Taking the TOEFL test is a very important part of your journey to studying in an English-speaking country or program. Here's a basic overview to help you learn more about the test.

The basics of the TOEFL test:
The TOEFL test measures your ability to use and understand the English language as it's read, written, heard and spoken in the university classroom. As the most accepted English-language test in the world, more than 8,500 universities, agencies, and other institutions in more than 130 countries accept the TOEFL test as part of their admissions criteria, including nearly every college and university in Australia and the UK.

The test, often referred to as the TOEFL iBT test, is administered at more than 4,500 test sites around the world. A paper-based version of the test is available in areas where TOEFL iBT testing is not possible.

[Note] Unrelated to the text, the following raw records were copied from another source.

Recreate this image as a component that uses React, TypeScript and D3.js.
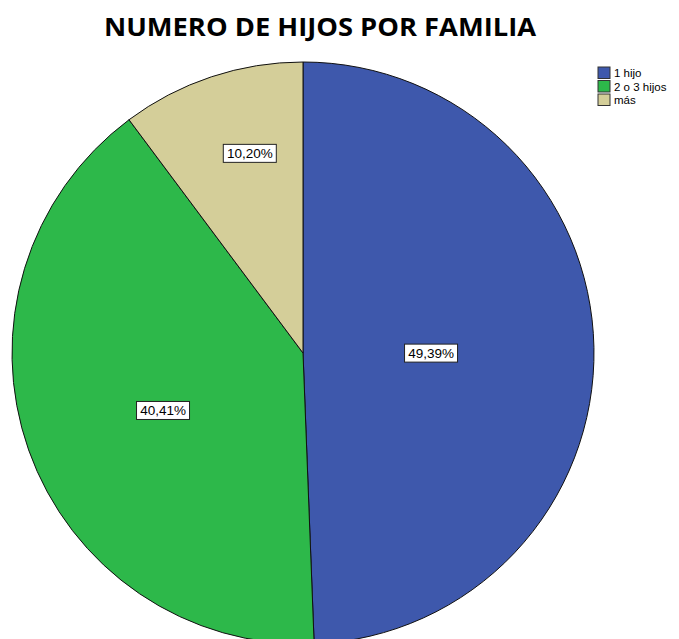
import React from "react";
import * as d3 from "d3";

const categories = ["1 hijo", "2 o 3 hijos", "más"];
const values = [49.39, 40.41, 10.2];
const labels = ["49,39%", "40,41%", "10,20%"];
const colors = ["#3e58ac", "#2db84a", "#d4ce99"];
const labelRadiusFrac = [0.44, 0.52, 0.71];
const labelAngleShift = [0.02, -0.05, 0.06];

export default function App() {
  const W = 679, H = 639;
  const cx = 303, cy = 353, R = 291;
  const pie = d3.pie<number>().sort(null).value((d) => d)(values);
  const arc = d3.arc<d3.PieArcDatum<number>>().innerRadius(0).outerRadius(R);
  return (
    <svg width={W} height={H} style={{ position: "absolute", left: 0, top: 0 }}>
      <rect width={W} height={H} fill="#fff" />
      <g transform={`translate(${cx},${cy})`}>
        {pie.map((p, i) => (
          <path key={i} d={arc(p) || ""} fill={colors[i]} stroke="#111" strokeWidth={1} />
        ))}
        {pie.map((p, i) => {
          const a = (p.startAngle + p.endAngle) / 2 + labelAngleShift[i];
          const r = R * labelRadiusFrac[i];
          const x = r * Math.sin(a);
          const y = -r * Math.cos(a);
          const w = 53, h = 18;
          return (
            <g key={"l" + i} transform={`translate(${x},${y})`}>
              <rect x={-w / 2} y={-h / 2} width={w} height={h} fill="#fff" stroke="#222" strokeWidth={1} />
              <text x={0} y={4.5} textAnchor="middle" fontFamily="Liberation Sans, Arial, sans-serif" fontSize={13.5} fill="#000">
                {labels[i]}
              </text>
            </g>
          );
        })}
      </g>
      <text x={320} y={36} textAnchor="middle" fontFamily="'Open Sans', Lato, sans-serif" fontWeight="bold" fontSize={25} textLength={432} lengthAdjust="spacingAndGlyphs" fill="#000">
        NUMERO DE HIJOS POR FAMILIA
      </text>
      <g transform="translate(598,67)">
        {categories.map((c, i) => (
          <g key={c} transform={`translate(0,${i * 13.5})`}>
            <rect x={0} y={0} width={12} height={11.5} fill={colors[i]} stroke="#333" strokeWidth={1} />
            <text x={16} y={10} fontFamily="Liberation Sans, Arial, sans-serif" fontSize={11.5} fill="#000">
              {c}
            </text>
          </g>
        ))}
      </g>
    </svg>
  );
}
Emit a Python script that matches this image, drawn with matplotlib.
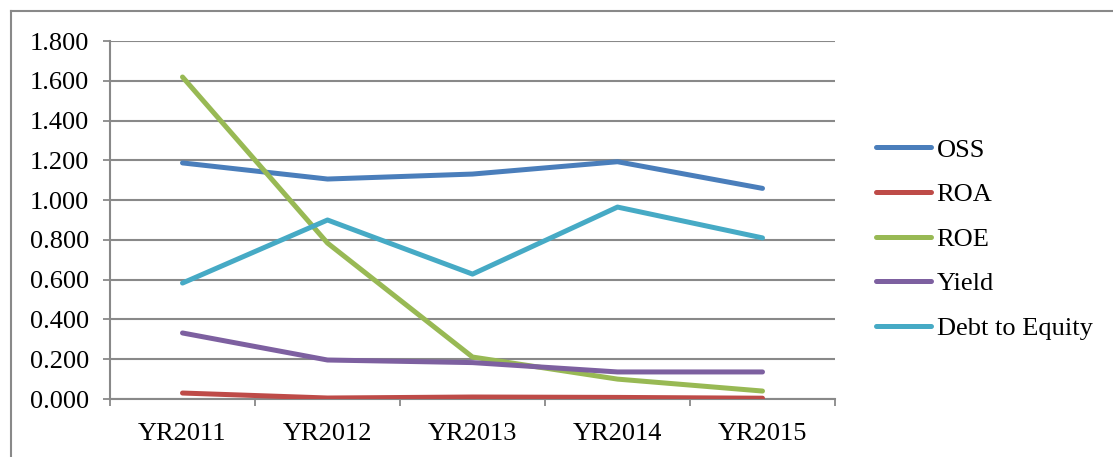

In order for the TOEFL iBT to measure how well you read, listen, speak and write in English, and how well you use these skills together, you'll be asked to integrate these skills for the test. For example, you may read a passage or listen to a lecture, and then write or speak about what you learned.

The computer-based TOEFL test has four sections.

Listening -- Measures ability to understand English as it is spoken in North America.

Structure -- Measures ability to recognize language that is appropriate for standard written English.

Reading -- Measures ability to read and understand short passages similar in topic and style to those that students are likely to encounter in North American universities and colleges.

Writing -- Measures ability to write in English on an assigned topic. In this section, you will have an opportunity to demonstrate your ability to write in English. This includes the ability to generate and organize ideas, to support those ideas with examples or evidence, and to compose in standard written English in response to an assigned topic.